Engaging students was the first step: Once a tie-in to their interests got learners actually attending to what Janice was teaching, they followed a series of steps that led to the end result of more solid learning. Students who were more actively involved in lessons during the unit were more willing to ask questions of one another and the teacher when they encountered difficulty, and those who asked such questions and posed alternative answers or ways to solve whole-group questions subsequently showed greater understanding of content as measured by exit cards, performance assessments, and pencil-and-paper tests. Also, students who had the chance to work in small groups on a shared task were more willing to discuss their mathematical thinking.
The team concluded that designing new lessons and strategies to tap into students' interests increased all students' understanding of the math topics under investigation, including formerly resistant or struggling learners. They believed the project supported the hypothesis that students must first be engaged before they are willing to persist and achieve.

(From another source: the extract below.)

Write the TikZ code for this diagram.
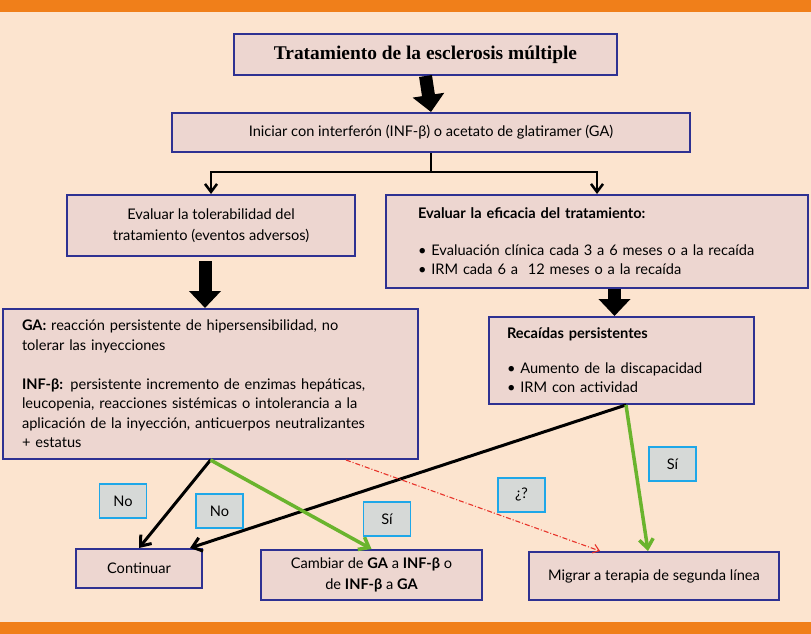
\documentclass[tikz,border=0pt]{standalone}
\usepackage{fontspec}
\setmainfont{Lato}
\newfontfamily\titlefont{Liberation Serif}
\usepackage{xcolor}
\usepackage{tikz}
\usetikzlibrary{arrows.meta, positioning, calc}

\definecolor{peach}{HTML}{FCE4CF}
\definecolor{barorange}{HTML}{F07F1A}
\definecolor{boxfill}{HTML}{EDD6D0}
\definecolor{boxline}{HTML}{2E3192}
\definecolor{tagfill}{HTML}{D6D9D7}
\definecolor{tagline}{HTML}{1EA7E8}
\definecolor{yesgreen}{HTML}{6AB42D}
\definecolor{askred}{HTML}{E8332A}

\begin{document}
\begin{tikzpicture}[x=1pt, y=-1pt,
  box/.style={rectangle, draw=boxline, line width=2pt, fill=boxfill, inner sep=0pt,
              font=\fontsize{14.6}{19.5}\selectfont},
  tag/.style={rectangle, draw=tagline, line width=1.2pt, fill=tagfill, inner sep=0pt,
              minimum width=47pt, minimum height=34pt, font=\fontsize{14.6}{16}\selectfont},
  block/.style={line width=13pt, -{Triangle[width=31pt,length=17pt]}},
  fork/.style={line width=2.5pt, -{Straight Barb[width=12pt,length=8pt]}},
  noline/.style={line width=3pt, -{Straight Barb[width=14pt,length=9pt]}},
  yesline/.style={yesgreen, line width=3.5pt, -{Straight Barb[width=14pt,length=9pt]}},
  askline/.style={askred, line width=1.1pt, dash pattern=on 5pt off 2pt on 1pt off 2pt,
                  -{Straight Barb[width=9pt,length=6pt]}}
]
  % background and orange bars
  \useasboundingbox (0,0) rectangle (811,634);
  \fill[peach] (0,0) rectangle (811,634);
  \fill[barorange] (0,0) rectangle (811,12.5);
  \fill[barorange] (0,622) rectangle (811,634);

  \node[box, minimum width=383pt, minimum height=41pt,
        font=\titlefont\bfseries\fontsize{19.4}{22}\selectfont] (title) at (425.5,54.5)
        {Tratamiento de la esclerosis múltiple};
  \node[box, minimum width=518pt, minimum height=39pt] (init) at (431,132.5)
        {Iniciar con interferón (INF-β) o acetato de glatiramer (GA)};
  \node[box, minimum width=288pt, minimum height=61pt, align=center,
        font=\fontsize{14.6}{21}\selectfont] (toler) at (211,225.5)
        {Evaluar la tolerabilidad del\\tratamiento (eventos adversos)};
  \node[box, minimum width=422pt, minimum height=93pt, inner xsep=32pt,
        text width=358pt, align=left] (efic) at (597,241.5)
        {\textbf{Evaluar la eficacia del tratamiento:}\\[17pt]
         \textbullet\ Evaluación clínica cada 3 a 6 meses o a la recaída\\
         \textbullet\ IRM cada 6 a\ \ 12 meses o a la recaída};
  \node[box, minimum width=415pt, minimum height=150pt, inner xsep=19pt,
        text width=377pt, align=left] (ga) at (210.5,384)
        {\textbf{GA:} reacción persistente de hipersensibilidad, no\\
         tolerar las inyecciones\\[19.5pt]
         \textbf{INF-β:} persistente incremento de enzimas hepáticas,\\
         leucopenia, reacciones sistémicas o intolerancia a la\\
         aplicación de la inyección, anticuerpos neutralizantes\\
         + estatus};
  \node[box, minimum width=265pt, minimum height=87pt, inner xsep=18pt,
        text width=229pt, align=left] (recaidas) at (621.5,360.5)
        {\textbf{Recaídas persistentes}\\[15pt]
         \textbullet\ Aumento de la discapacidad\\
         \textbullet\ IRM con actividad};

  % outcomes
  \node[box, minimum width=126pt, minimum height=39pt] (cont) at (139,568.5) {Continuar};
  \node[box, minimum width=221pt, minimum height=50pt, align=center,
        font=\fontsize{14.6}{21}\selectfont] (camb) at (371.5,575)
        {Cambiar de \textbf{GA} a \textbf{INF-β} o\\de \textbf{INF-β} a \textbf{GA}};
  \node[box, minimum width=250pt, minimum height=48pt] (migr) at (654,576)
        {Migrar a terapia de segunda línea};

  \draw[block] (title.south) -- (init.north);
  \draw[block] ([xshift=-6pt,yshift=-4pt]toler.south) -- ([xshift=-6pt]toler.south |- ga.north);
  \draw[block] ([xshift=-7pt]recaidas.north |- efic.south) -- ([xshift=-7pt]recaidas.north);

  \draw[fork] (init.south) -- ++(0,19) -| (toler.north);
  \draw[fork] (init.south) -- ++(0,19) -| (efic.north);

  \coordinate (recout) at ([xshift=4.5pt]recaidas.south);
  \draw[noline] (ga.south) -- (cont.north);
  \draw[noline] (recout) -- ([xshift=-13pt]cont.north east);
  \draw[yesline] (ga.south) -- (camb.north);
  \draw[yesline] (recout) -- ([xshift=-6pt]migr.north);
  \draw[askline] ([xshift=-73pt]ga.south east) -- ([xshift=72pt]migr.north west);

  % answer tags
  \node[tag] (no1) at (123,501) {No};
  \node[tag] (no2) at (219.5,511) {No};
  \node[tag] (yes1) at (387,519) {Sí};
  \node[tag] (ask) at (521.5,495) {¿?};
  \node[tag] (yes2) at (672.5,464) {Sí};
\end{tikzpicture}
\end{document}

Step 6: Disseminate Findings

Janice and her team first shared their preliminary findings with the administrators at Marshall Middle School. They discussed the overarching principles of tapping into students' interests to boost their zeal for math and punctuated these insights with anecdotes from Janice's journal and her peers' observations of these principles in action.
To put a human face on how the project threaded math skills into students' life pursuits in a way that ignited learning passion, they described José, a quiet young man, largely uninterested in math in September. When Janice created probability lessons formulated around his passion for race cars, José opened up and shared with his classmates in math. For one marketing project, students collected survey data on classmates' perceptions and displayed their findings in an appropriate format. José selected the topic of students' interest in competitive racing. When faced with the challenge of skewed results, he successfully tackled the sophisticated technique of purposeful sampling.
School leaders were intrigued and suggested that the team share its findings at a professional learning community meeting that was investigating curriculum reform within the district.

Step 7: Develop a New Plan of Action

Ideally, the action research process results in the discovery of new information about improving learning conditions. Once this new information is acquired, the action researcher makes decisions about how to change practices to include this new learning—or whether to launch additional investigation. Janice and her team elected to revise additional math units to incorporate more avenues for students' interests.

Action Research and Teacher Growth

The action research process facilitates meaningful teacher change. The first two steps Janice Templeton took—identifying a problem and developing a plan of action to investigate it—were necessary precursors to deep changes in her approach and effectiveness with learners like José.
Janice moved beyond harboring an intuition that something needed to shift to capture tuned-out learners to reaching data-supported conclusions that ultimately changed her conceptual frameworks about teaching. She not only helped students in one school district cultivate a taste for math but also grew in her understanding of how to confront achievement gaps.
End Notes

1 All names in this article are pseudonyms.